Well-placed humor can relieve tension and help persuasion; of course, poorly-placed humor can ricochet with terrible collateral damage.

The judge is an authority figure. Some people — even lawyers — get nervous before authority figures. Respect judges, yes, and respect everyone else. However, why fear judges? As Gerry Spence once blogged:

"At [the Trial Lawyers College], [amazing trial consultant and acting teacher Josh] Karton sought to remind the participants that judges are but humans, that they were lawyers as we, and, yes, before then they were once but little children. He called upon an ex-marine, a former sergeant in the Viet Nam war to play the part of judge. He dressed this judge up in a pair of little panties and put a teddy bear in his arms.

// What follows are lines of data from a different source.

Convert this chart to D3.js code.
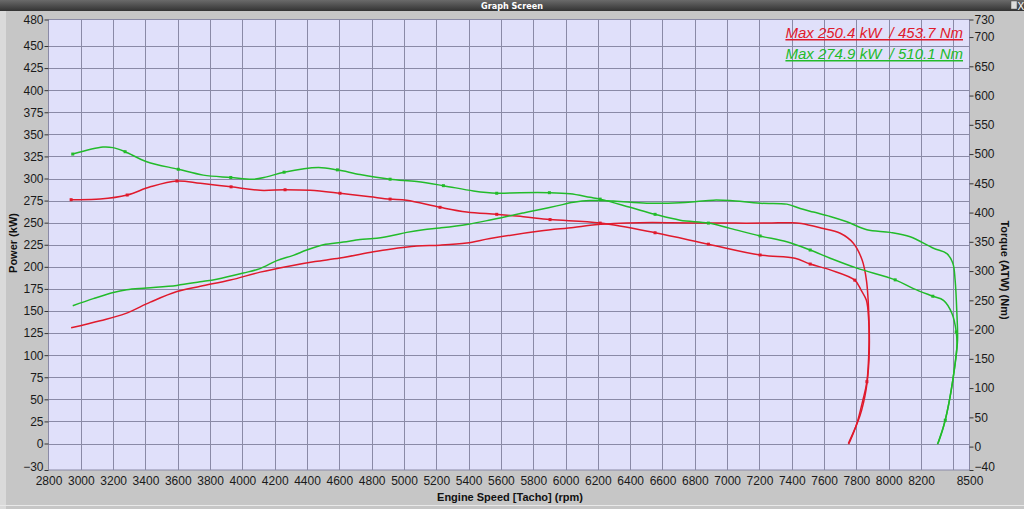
<!DOCTYPE html>
<html><head><meta charset="utf-8">
<script src="https://cdn.jsdelivr.net/npm/d3@7"></script>
<style>
html,body{margin:0;padding:0;background:#c6c6c6;}
svg{display:block;font-family:"Liberation Sans",Arial,sans-serif;}
</style></head>
<body>
<script>
// ---- data ----
const rpmTicks = [2800,3000,3200,3400,3600,3800,4000,4200,4400,4600,4800,5000,5200,5400,5600,5800,6000,6200,6400,6600,6800,7000,7200,7400,7600,7800,8000,8200,8500];
const rpmGrid = [3000,3200,3400,3600,3800,4000,4200,4400,4600,4800,5000,5200,5400,5600,5800,6000,6200,6400,6600,6800,7000,7200,7400,7600,7800,8000,8200,8400];
const powerTicks = [-30,0,25,50,75,100,125,150,175,200,225,250,275,300,325,350,375,400,425,450,480];
const torqueTicks = [-40,0,50,100,150,200,250,300,350,400,450,500,550,600,650,700,730];
const legendLabels = ["Max 250.4 kW  / 453.7 Nm", "Max 274.9 kW  / 510.1 Nm"];

// [rpm, kW]
const redPower = [[2940,131],[3120,139],[3275,147],[3430,160],[3595,172],[3740,178],[3925,185],[4110,194],[4295,201],[4450,206],[4604,210],[4811,217],[4914,220],[5079,223.5],[5223,224.5],[5388,227],[5533,232],[5842,240.5],[6049,244.5],[6152,247],[6300,249],[6460,250],[6650,250],[6850,249.5],[7050,249.5],[7250,249.5],[7400,250],[7460,249],[7580,244],[7700,238],[7780,227],[7835,208],[7862,185],[7878,140],[7878,95],[7860,61],[7823,32],[7750,0]];
// [rpm, Nm, marker]
const redTorque = [[2940,422,1],[3120,423],[3287,430,1],[3430,444],[3595,454,1],[3740,450],[3930,444,1],[4110,438],[4264,439,1],[4420,438],[4604,433,1],[4790,427],[4914,423,1],[5017,421],[5223,409,1],[5388,401],[5574,397,1],[5739,393],[5904,388,1],[6214,382,1],[6554,365.5,1],[6884,346,1],[7204,327.5,1],[7420,322],[7514,312,1],[7638,302],[7790,284.5,1],[7830,267],[7862,250],[7876,216],[7878,174],[7865,111,1],[7840,79.5],[7800,37],[7752,4]];
const greenPower = [[2950,156],[3077,164],[3201,171],[3284,174],[3408,176],[3594,179],[3738,183],[3841,186],[4006,193],[4109,198],[4213,207],[4315,213],[4398,219],[4501,225],[4625,228],[4728,231],[4811,232],[4914,235],[5017,239],[5120,242],[5223,244],[5389,248],[5533,253],[5636,257],[5739,261],[5842,265],[5946,269],[6049,273],[6152,275],[6296,274.5],[6503,272],[6709,272.5],[6812,274],[6915,275.5],[7018,275],[7204,272],[7369,271],[7452,266],[7534,262],[7638,257],[7741,251],[7865,242],[8009,239],[8133,234],[8277,221],[8360,215],[8397,204],[8411,185],[8422,147],[8426,117],[8411,91],[8380,53],[8339,19],[8305,0]];
const greenTorque = [[2950,500,1],[3137,512],[3199,511],[3274,504,1],[3408,487],[3603,474,1],[3758,464],[3928,460,1],[4068,457],[4150,461],[4258,469,1],[4470,477],[4588,473,1],[4728,465],[4914,457,1],[5079,453],[5244,446,1],[5430,437],[5574,433,1],[5718,434],[5900,434,1],[6028,432],[6152,426],[6214,423,1],[6400,409],[6554,397,1],[6709,387],[6884,382,1],[7018,373],[7204,360,1],[7369,350],[7514,336,1],[7638,322],[7803,305],[8040,285,1],[8153,270],[8273,257,1],[8339,250],[8391,228],[8418,196,1],[8422,171],[8397,114],[8350,45,1],[8302,4]];

// ---- layout ----
const W = 1024, H = 509;
const L = 48.5, R = 969.5, T = 19.5, B = 470;
const red = "#e01a2c", green = "#22bb2a";

const svg = d3.select("body").append("svg").attr("width", W).attr("height", H);

// window background
svg.append("rect").attr("x",0).attr("y",0).attr("width",W).attr("height",H).attr("fill","#c6c6c6");
svg.append("rect").attr("x",0).attr("y",11).attr("width",6).attr("height",H-11).attr("fill","#dadada");
svg.append("line").attr("x1",0).attr("x2",W).attr("y1",H-3.5).attr("y2",H-3.5).attr("stroke","#e8e8e8").attr("stroke-width",1);

// title bar
const defs = svg.append("defs");
const grad = defs.append("linearGradient").attr("id","tb").attr("x1",0).attr("x2",0).attr("y1",0).attr("y2",1);
grad.append("stop").attr("offset","0%").attr("stop-color","#6a6a6a");
grad.append("stop").attr("offset","100%").attr("stop-color","#333");
svg.append("rect").attr("x",0).attr("y",0).attr("width",W).attr("height",11).attr("fill","url(#tb)");
svg.append("text").attr("x",512).attr("y",9).attr("text-anchor","middle").attr("fill","#fff")
  .style("font-size","9px").style("font-weight","bold").style("font-family","'Liberation Sans Narrow','DejaVu Sans Condensed',sans-serif").text("Graph Screen");
svg.append("rect").attr("x",1011).attr("y",1).attr("width",6).attr("height",8).attr("fill","#ddd").attr("stroke","#555").attr("stroke-width",0.5);
svg.append("text").attr("x",1017.5).attr("y",9.5).attr("fill","#fff").style("font-size","10px").text("X");

// scales
const x = d3.scaleLinear().domain([2800,8500]).range([L,R]);
const yP = d3.scaleLinear().domain([-30,480]).range([B,T]);
const yT = d3.scaleLinear().domain([-40,730]).range([B,T]);

// plot area
svg.append("rect").attr("x",L).attr("y",T).attr("width",R-L).attr("height",B-T).attr("fill","#e0e0fa");

// grid
const grid = svg.append("g").attr("stroke","#8a8aa6").attr("stroke-width",1);
grid.selectAll("line.v").data(rpmGrid).join("line")
  .attr("x1",d=>Math.round(x(d))+0.5).attr("x2",d=>Math.round(x(d))+0.5).attr("y1",T).attr("y2",B);
grid.selectAll("line.h").data(powerTicks.filter(d=>d>-30 && d<480)).join("line")
  .attr("y1",d=>Math.round(yP(d))+0.5).attr("y2",d=>Math.round(yP(d))+0.5).attr("x1",L).attr("x2",R);
svg.append("rect").attr("x",L).attr("y",T).attr("width",R-L).attr("height",B-T)
  .attr("fill","none").attr("stroke","#8a8aa6").attr("stroke-width",1);

// axes
const tickFont = "12px";
const axL = svg.append("g").attr("transform",`translate(${L},0)`)
  .call(d3.axisLeft(yP).tickValues(powerTicks).tickSize(4).tickPadding(1).tickFormat(d3.format("d")));
const axR = svg.append("g").attr("transform",`translate(${R},0)`)
  .call(d3.axisRight(yT).tickValues(torqueTicks).tickSize(4).tickPadding(1).tickFormat(d3.format("d")));
const axB = svg.append("g").attr("transform",`translate(0,${B})`)
  .call(d3.axisBottom(x).tickValues(rpmTicks).tickSize(2).tickPadding(1).tickFormat(d3.format("d")));
[axL,axR,axB].forEach(a=>{
  a.select(".domain").remove();
  a.selectAll("line").attr("stroke","#333");
  a.selectAll("text").attr("fill","#1a1a1a").style("font-size",tickFont).style("font-family","'Liberation Sans',Arial,sans-serif");
});
axB.selectAll(".tick line").remove();
axB.selectAll("text").attr("dy","1.0em");
// lowest labels sit slightly higher, like the reference
axL.selectAll(".tick").filter(d=>d===-30).select("text").attr("dy","0.05em");
axR.selectAll(".tick").filter(d=>d===-40).select("text").attr("dy","0.05em");

// axis titles
svg.append("text").attr("transform",`translate(17,243) rotate(-90)`).attr("text-anchor","middle")
  .style("font-size","11px").style("font-weight","bold").attr("fill","#111").text("Power (kW)");
svg.append("text").attr("transform",`translate(1001,270) rotate(90)`).attr("text-anchor","middle")
  .style("font-size","11px").style("font-weight","bold").attr("fill","#111").text("Torque (ATW) (Nm)");
svg.append("text").attr("x",510).attr("y",501).attr("text-anchor","middle")
  .style("font-size","11px").style("font-weight","bold").attr("fill","#111").text("Engine Speed [Tacho] (rpm)");

// curves
const clip = defs.append("clipPath").attr("id","pc");
clip.append("rect").attr("x",L).attr("y",T).attr("width",R-L).attr("height",B-T);
const plot = svg.append("g").attr("clip-path","url(#pc)");
const lineP = d3.line().x(d=>x(d[0])).y(d=>yP(d[1])).curve(d3.curveCatmullRom.alpha(0.5));
const lineT = d3.line().x(d=>x(d[0])).y(d=>yT(d[1])).curve(d3.curveCatmullRom.alpha(0.5));
const series = [
  {d:redPower, l:lineP, y:yP, c:red},
  {d:redTorque, l:lineT, y:yT, c:red},
  {d:greenPower, l:lineP, y:yP, c:green},
  {d:greenTorque, l:lineT, y:yT, c:green}
];
series.forEach(s=>{
  plot.append("path").attr("d",s.l(s.d)).attr("fill","none").attr("stroke",s.c).attr("stroke-width",1.5);
  plot.selectAll(null).data(s.d.filter(p=>p[2])).join("rect")
    .attr("x",p=>x(p[0])-1.5).attr("y",p=>s.y(p[1])-1.5).attr("width",3).attr("height",3).attr("fill",s.c);
});

// legend
const lg = svg.append("g");
legendLabels.forEach((t,i)=>{
  lg.append("text").attr("x",963).attr("y",38+i*21).attr("text-anchor","end")
    .attr("fill", i===0?red:green).style("font-size","15px").style("font-style","italic")
    .style("white-space","pre").attr("xml:space","preserve")
    .style("text-decoration","underline").text(t);
});
</script>
</body></html>
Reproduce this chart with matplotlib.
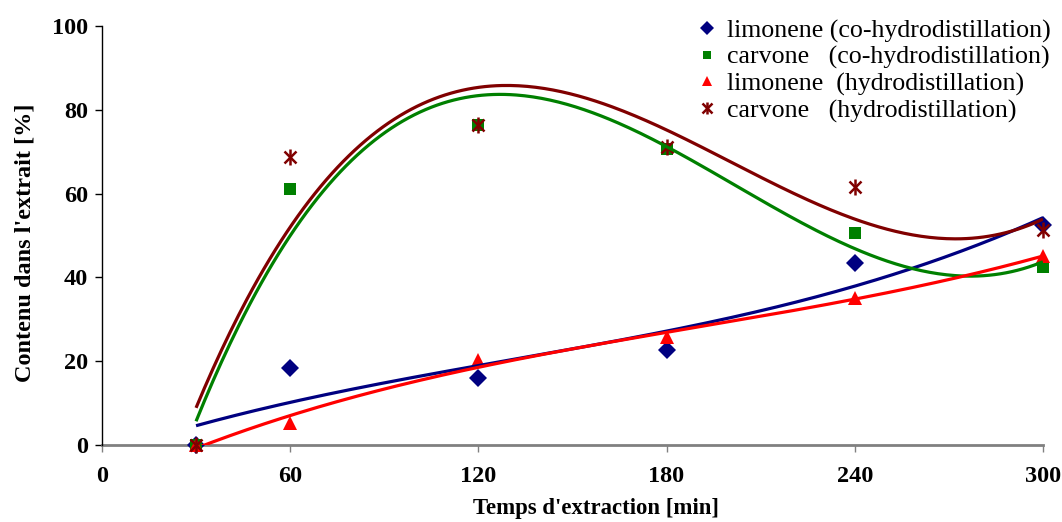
import numpy as np
import matplotlib
matplotlib.use("Agg")
import matplotlib.pyplot as plt
from matplotlib.legend_handler import HandlerTuple

# Extraction time (min) and content in the extract (%)
time_min = [30, 60, 120, 180, 240, 300]
limonene_co = [0.0, 18.5, 15.9, 22.7, 43.5, 52.5]
carvone_co = [0.0, 61.0, 76.4, 70.6, 50.5, 42.4]
limonene_hd = [0.0, 5.3, 20.3, 25.8, 35.1, 45.1]
carvone_hd = [0.0, 68.8, 76.4, 71.2, 61.6, 51.3]

labels = [
    "limonene (co-hydrodistillation)",
    "carvone   (co-hydrodistillation)",
    "limonene  (hydrodistillation)",
    "carvone   (hydrodistillation)",
]
x_ticks = [0, 60, 120, 180, 240, 300]
y_ticks = [0, 20, 40, 60, 80, 100]

series = [limonene_co, carvone_co, limonene_hd, carvone_hd]
colors = ["#000080", "#008000", "#FF0000", "#800000"]
markers = ["D", "s", "^", "star"]
msizes = [9.5, 8.5, 10, 9]

plt.rcParams["font.family"] = ["Liberation Serif", "DejaVu Serif"]

fig = plt.figure(figsize=(10.62, 5.22), dpi=100)
ax = fig.add_axes([0.096, 0.1475, 0.886, 0.8025])

x = np.asarray(time_min, dtype=float)
xs = np.linspace(x.min(), x.max(), 300)

handles = []
for ys, c, m, ms in zip(series, colors, markers, msizes):
    # cubic polynomial trend line
    coef = np.polyfit(x, ys, 3)
    ax.plot(xs, np.polyval(coef, xs), color=c, lw=2.3, zorder=4,
            solid_capstyle="butt")
    if m == "star":
        # asterisk marker: a cross with a vertical bar through it
        h1, = ax.plot(x, ys, linestyle="none", marker="x", markersize=ms,
                      markeredgewidth=1.8, color=c, clip_on=False, zorder=3)
        h2, = ax.plot(x, ys, linestyle="none", marker="|", markersize=ms + 2,
                      markeredgewidth=1.8, color=c, clip_on=False, zorder=3)
        handles.append((h1, h2))
    else:
        h, = ax.plot(x, ys, linestyle="none", marker=m, markersize=ms,
                     markeredgewidth=0, color=c, clip_on=False, zorder=3)
        handles.append(h)

ax.set_xlim(0, 300)
ax.set_ylim(0, 100)
ax.set_xticks(x_ticks)
ax.set_yticks(y_ticks)

for s in ("top", "right"):
    ax.spines[s].set_visible(False)
ax.spines["left"].set_color("black")
ax.spines["left"].set_linewidth(1.0)
ax.spines["bottom"].set_color("#808080")
ax.spines["bottom"].set_linewidth(2.0)
ax.spines["bottom"].set_zorder(2)

ax.tick_params(axis="y", direction="out", length=5, width=1, color="black",
               labelsize=17.5, pad=5)
ax.tick_params(axis="x", direction="out", length=5, width=1, color="#808080",
               labelsize=17.5, pad=10)
for t in ax.get_xticklabels() + ax.get_yticklabels():
    t.set_fontweight("bold")

ax.set_xlabel("Temps d'extraction [min]", fontsize=16.4, fontweight="bold")
ax.xaxis.set_label_coords(0.525, -0.127)
ax.set_ylabel("Contenu dans l'extrait [%]", fontsize=17.5, fontweight="bold")
ax.yaxis.set_label_coords(-0.071, 0.482)

leg = fig.legend(handles=handles, labels=labels, loc="upper left",
                 bbox_to_anchor=(0.646, 0.983), frameon=False,
                 fontsize=18.6, handlelength=0.8, handletextpad=0.4,
                 labelspacing=0.12, borderaxespad=0, markerscale=0.75,
                 handler_map={tuple: HandlerTuple(ndivide=1, pad=0)})

fig.savefig("out.png", dpi=100)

Then Karton called upon another participant to present his argument to the judge. There was spontaneous laughter from the audience. How silly, the judge, how ridiculous. That we should be intimidated by such a man, was unthinkable. But how was it that a tough Marine, by a few exterior accouterments of the child, was transformed in our vision from the fearsome jurist to the ridiculous child?"

Trials and other courtroom work, then, are taijiquan exercises where a combination of expected and unexpected hurdles come our way. Hurdles are the natural order of things at trial, and are for trial lawyers to minimize as best as possible and then to use to their best advantage.